# Task directions:
Restate each of the lines below word for word and drop every picture.

# Data:
** begin **

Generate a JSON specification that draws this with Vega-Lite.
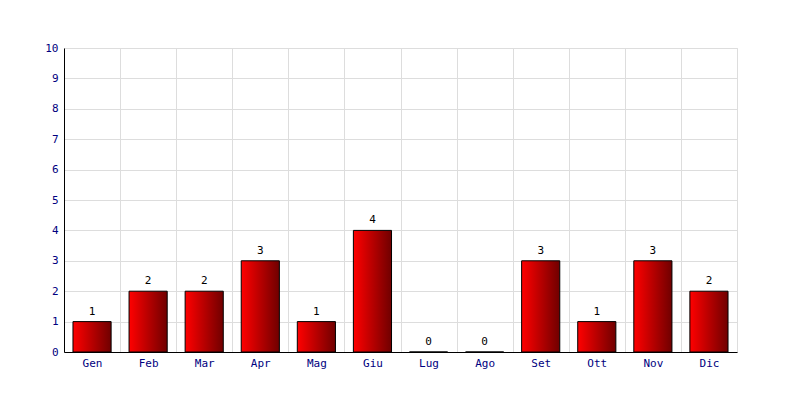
{
  "$schema": "https://vega.github.io/schema/vega-lite/v6.json",
  "width": 673,
  "height": 304,
  "autosize": "none",
  "padding": {"left": 64, "top": 48, "right": 63, "bottom": 48},
  "background": "#ffffff",
  "config": {
    "view": {"stroke": "#dddddd"},
    "font": "DejaVu Sans Mono",
    "axis": {
      "labelFont": "DejaVu Sans Mono",
      "labelFontSize": 11,
      "labelColor": "#000080",
      "gridColor": "#dddddd",
      "gridOpacity": 1,
      "domainColor": "#000000",
      "ticks": false,
      "title": null
    }
  },
  "data": {
    "values": [
      {"mese": "Gen", "valore": 1},
      {"mese": "Feb", "valore": 2},
      {"mese": "Mar", "valore": 2},
      {"mese": "Apr", "valore": 3},
      {"mese": "Mag", "valore": 1},
      {"mese": "Giu", "valore": 4},
      {"mese": "Lug", "valore": 0},
      {"mese": "Ago", "valore": 0},
      {"mese": "Set", "valore": 3},
      {"mese": "Ott", "valore": 1},
      {"mese": "Nov", "valore": 3},
      {"mese": "Dic", "valore": 2}
    ]
  },
  "encoding": {
    "x": {
      "field": "mese",
      "type": "nominal",
      "sort": null,
      "scale": {"paddingInner": 0, "paddingOuter": 0},
      "axis": {"labelAngle": 0, "tickBand": "extent", "grid": true, "labelPadding": 5, "domainWidth": 1}
    },
    "y": {
      "field": "valore",
      "type": "quantitative",
      "scale": {"domain": [0, 10]},
      "axis": {"values": [0,1,2,3,4,5,6,7,8,9,10], "labelPadding": 6, "grid": true}
    }
  },
  "layer": [
    {
      "mark": {
        "type": "bar",
        "width": {"band": 0.68},
        "stroke": "#000000",
        "strokeWidth": 1,
        "color": {
          "gradient": "linear",
          "x1": 0, "y1": 0, "x2": 1, "y2": 0,
          "stops": [
            {"offset": 0, "color": "#ff0000"},
            {"offset": 1, "color": "#700000"}
          ]
        }
      }
    },
    {
      "mark": {"type": "text", "baseline": "bottom", "dy": -5, "font": "DejaVu Sans Mono", "fontSize": 11, "color": "#000000"},
      "encoding": {"text": {"field": "valore", "type": "quantitative"}}
    }
  ]
}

** end **

# Exercise result:
Generate a JSON specification that draws this with Vega-Lite.
{
  "$schema": "https://vega.github.io/schema/vega-lite/v6.json",
  "width": 673,
  "height": 304,
  "autosize": "none",
  "padding": {"left": 64, "top": 48, "right": 63, "bottom": 48},
  "background": "#ffffff",
  "config": {
    "view": {"stroke": "#dddddd"},
    "font": "DejaVu Sans Mono",
    "axis": {
      "labelFont": "DejaVu Sans Mono",
      "labelFontSize": 11,
      "labelColor": "#000080",
      "gridColor": "#dddddd",
      "gridOpacity": 1,
      "domainColor": "#000000",
      "ticks": false,
      "title": null
    }
  },
  "data": {
    "values": [
      {"mese": "Gen", "valore": 1},
      {"mese": "Feb", "valore": 2},
      {"mese": "Mar", "valore": 2},
      {"mese": "Apr", "valore": 3},
      {"mese": "Mag", "valore": 1},
      {"mese": "Giu", "valore": 4},
      {"mese": "Lug", "valore": 0},
      {"mese": "Ago", "valore": 0},
      {"mese": "Set", "valore": 3},
      {"mese": "Ott", "valore": 1},
      {"mese": "Nov", "valore": 3},
      {"mese": "Dic", "valore": 2}
    ]
  },
  "encoding": {
    "x": {
      "field": "mese",
      "type": "nominal",
      "sort": null,
      "scale": {"paddingInner": 0, "paddingOuter": 0},
      "axis": {"labelAngle": 0, "tickBand": "extent", "grid": true, "labelPadding": 5, "domainWidth": 1}
    },
    "y": {
      "field": "valore",
      "type": "quantitative",
      "scale": {"domain": [0, 10]},
      "axis": {"values": [0,1,2,3,4,5,6,7,8,9,10], "labelPadding": 6, "grid": true}
    }
  },
  "layer": [
    {
      "mark": {
        "type": "bar",
        "width": {"band": 0.68},
        "stroke": "#000000",
        "strokeWidth": 1,
        "color": {
          "gradient": "linear",
          "x1": 0, "y1": 0, "x2": 1, "y2": 0,
          "stops": [
            {"offset": 0, "color": "#ff0000"},
            {"offset": 1, "color": "#700000"}
          ]
        }
      }
    },
    {
      "mark": {"type": "text", "baseline": "bottom", "dy": -5, "font": "DejaVu Sans Mono", "fontSize": 11, "color": "#000000"},
      "encoding": {"text": {"field": "valore", "type": "quantitative"}}
    }
  ]
}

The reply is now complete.